Peer and Historical Context
Users can maintain situational awareness within a class using ama list (to view peer assets) and ama history (to view all changes across versions). This context is vital for discovering related datasets or model iterations.
Relationship Management and Discovery
In large-scale repositories, discovering assets and understanding their lineage is critical for ML reproducibility.
Relationship Management: Asset Inputs
A high-impact feature for ML teams is the ability to link assets:
ama inputs add <asset_version_name> --label <label_description>
This allows an asset (e.g., a trained model) to reference its inputs (e.g., a specific training dataset version). This explicit linking ensures full lineage tracking for every experiment.

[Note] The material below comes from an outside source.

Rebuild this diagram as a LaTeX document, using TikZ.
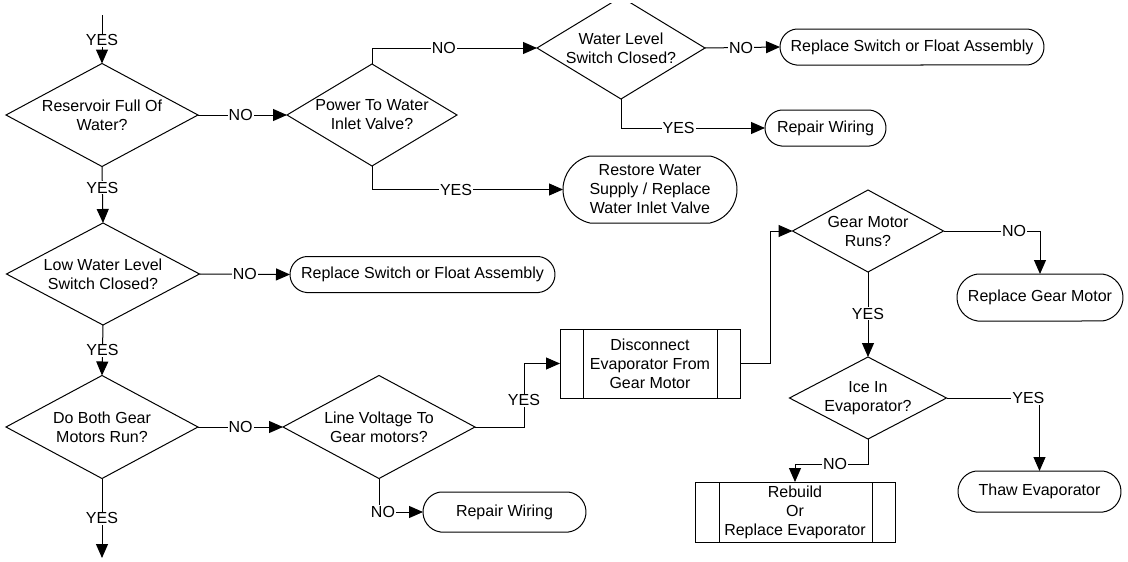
\documentclass[tikz,border=0pt]{standalone}
\usepackage{fontspec}
\setmainfont{Liberation Sans}
\usetikzlibrary{shapes.geometric,shapes.misc,arrows.meta}
\begin{document}
\begin{tikzpicture}[x=1pt,y=-1pt,
  font=\fontsize{16}{19}\selectfont,
  dia/.style={draw, shape=diamond, inner sep=0pt, outer sep=0pt, line width=1pt},
  txt/.style={align=center, inner sep=0pt},
  term/.style={draw, shape=rounded rectangle, inner sep=0pt, outer sep=0pt, align=center, line width=1pt},
  proc/.style={draw, rectangle, inner sep=0pt, outer sep=0pt, align=center, line width=1pt},
  conn/.style={line width=1pt, -{Triangle[length=14pt,width=12pt]}},
  plain/.style={line width=1pt},
  lbl/.style={fill=white, inner sep=1pt}
]
\useasboundingbox (0,0) rectangle (1128,562);
\clip (0,3) rectangle (1128,562);

% decisions
\node[dia, minimum width=192pt, minimum height=103pt] (d1) at (102,115) {};
\node[txt] (d1t) at (d1) {Reservoir Full Of\\Water?};
\node[dia, minimum width=170pt, minimum height=102pt] (d2) at (372,115) {};
\node[txt] (d2t) at (d2) {Power To Water\\Inlet Valve?};
\node[dia, minimum width=168pt, minimum height=102pt] (d3) at (621,48) {};
\node[txt] (d3t) at (d3) {Water Level\\Switch Closed?};
\node[dia, minimum width=193pt, minimum height=102pt] (d4) at (103,274) {};
\node[txt] (d4t) at (d4) {Low Water Level\\Switch Closed?};
\node[dia, minimum width=192pt, minimum height=103pt] (d5) at (102,427) {};
\node[txt] (d5t) at (d5) {Do Both Gear\\Motors Run?};
\node[dia, minimum width=192pt, minimum height=103pt] (d6) at (379,427) {};
\node[txt] (d6t) at (d6) {Line Voltage To\\Gear motors?};
\node[dia, minimum width=151pt, minimum height=82pt] (d7) at (868,231) {};
\node[txt] (d7t) at (d7) {Gear Motor\\Runs?};
\node[dia, minimum width=157pt, minimum height=82pt] (d8) at (868,398) {};
\node[txt] (d8t) at (d8) {Ice In\\Evaporator?};

% terminals
\node[term, minimum width=264pt, minimum height=36pt, rounded rectangle arc length=170] (t1) at (912,47) {Replace Switch or Float Assembly};
\node[term, minimum width=121pt, minimum height=36pt, rounded rectangle arc length=170] (t2) at (825.5,128) {Repair Wiring};
\node[term, minimum width=174pt, minimum height=67pt, rounded rectangle arc length=155] (t3) at (650,189.5) {Restore Water\\Supply / Replace\\Water Inlet Valve};
\node[term, minimum width=265pt, minimum height=36pt, rounded rectangle arc length=170] (t4) at (422.5,274.5) {Replace Switch or Float Assembly};
\node[term, minimum width=163pt, minimum height=40pt, rounded rectangle arc length=165] (t5) at (504.5,512) {Repair Wiring};
\node[term, minimum width=166pt, minimum height=47pt, rounded rectangle arc length=165] (t6) at (1040,297.5) {Replace Gear Motor};
\node[term, minimum width=163pt, minimum height=41pt, rounded rectangle arc length=165] (t7) at (1039.5,491.5) {Thaw Evaporator};

% processes
\node[proc, minimum width=180pt, minimum height=69pt] (p1) at (650,363.5) {Disconnect\\Evaporator From\\Gear Motor};
\draw[plain] ([xshift=23pt]p1.north west) -- ([xshift=23pt]p1.south west);
\draw[plain] ([xshift=-23pt]p1.north east) -- ([xshift=-23pt]p1.south east);
\node[proc, minimum width=200pt, minimum height=60pt] (p2) at (795,512) {Rebuild\\Or\\Replace Evaporator};
\draw[plain] ([xshift=24pt]p2.north west) -- ([xshift=24pt]p2.south west);
\draw[plain] ([xshift=-23pt]p2.north east) -- ([xshift=-23pt]p2.south east);

% free ends
\coordinate (top) at (102,15);
\coordinate (bot) at (102,558);

% connectors
\draw[conn] (top) -- node[lbl,pos=0.52] (l1) {YES} (d1.north);
\draw[conn] (d1.east) -- node[lbl,pos=0.48] (l2) {NO} (d2.west);
\draw[conn] (d2.north) |- node[lbl,pos=0.718] (l3) {NO} (d3.west);
\draw[conn] (d3.east) -- node[lbl,pos=0.48] (l4) {NO} (t1.west);
\draw[conn] (d3.south) |- node[lbl,pos=0.7] (l5) {YES} (t2.west);
\draw[conn] (d2.south) |- node[lbl,pos=0.72] (l6) {YES} (t3.west);
\draw[conn] (d1.south) -- node[lbl,pos=0.375] (l7) {YES} (d4.north);
\draw[conn] (d4.east) -- node[lbl,pos=0.5] (l8) {NO} (t4.west);
\draw[conn] (d4.south) -- node[lbl,pos=0.5] (l9) {YES} (d5.north);
\draw[conn] (d5.south) -- node[lbl,pos=0.5] (l10) {YES} (bot);
\draw[conn] (d5.east) -- node[lbl,pos=0.5] (l11) {NO} (d6.west);
\draw[conn] (d6.south) |- node[lbl,pos=0.545] (l12) {NO} (t5.west);
\draw[conn] (d6.east) -- ++(49,0) |- node[lbl,pos=0.21] (l13) {YES} (p1.west);
\draw[conn] (p1.east) -- ++(30,0) |- (d7.west);
\draw[conn] (d7.east) -| node[lbl,pos=0.366] (l15) {NO} (t6.north);
\draw[conn] (d7.south) -- node[lbl,pos=0.49] (l16) {YES} (d8.north);
\draw[conn] (d8.east) -| node[lbl,pos=0.44] (l17) {YES} (t7.north);
\draw[conn] (d8.south) -- ++(0,25) -| node[lbl,pos=0.226] (l18) {NO} (p2.north);
\end{tikzpicture}
\end{document}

Advanced Discovery and Verification
AMA uses hash-based verification to ensure data integrity across the platform:
- Integrity: ama info --hash provides a unique fingerprint, allowing users to verify if two assets are identical regardless of their names.
- Search: Use ama find --class <class> --hash <hash> to locate specific data.
- Aliases: Users can assign human-readable primary keys via ama alias add <alias>. Searching by alias (ama find --alias <alias>) simplifies discovery for "Gold Standard" or "Production" assets.
- Resource Planning: ama find --size <asset-name> allows teams to verify the data footprint before initiating a clone.
The Asset Store: Local Optimization and Cache Management
The AMA Asset Store architecture is a global cache conceptually similar to Docker’s image management system. It optimizes local storage by managing files at a granular level across all projects.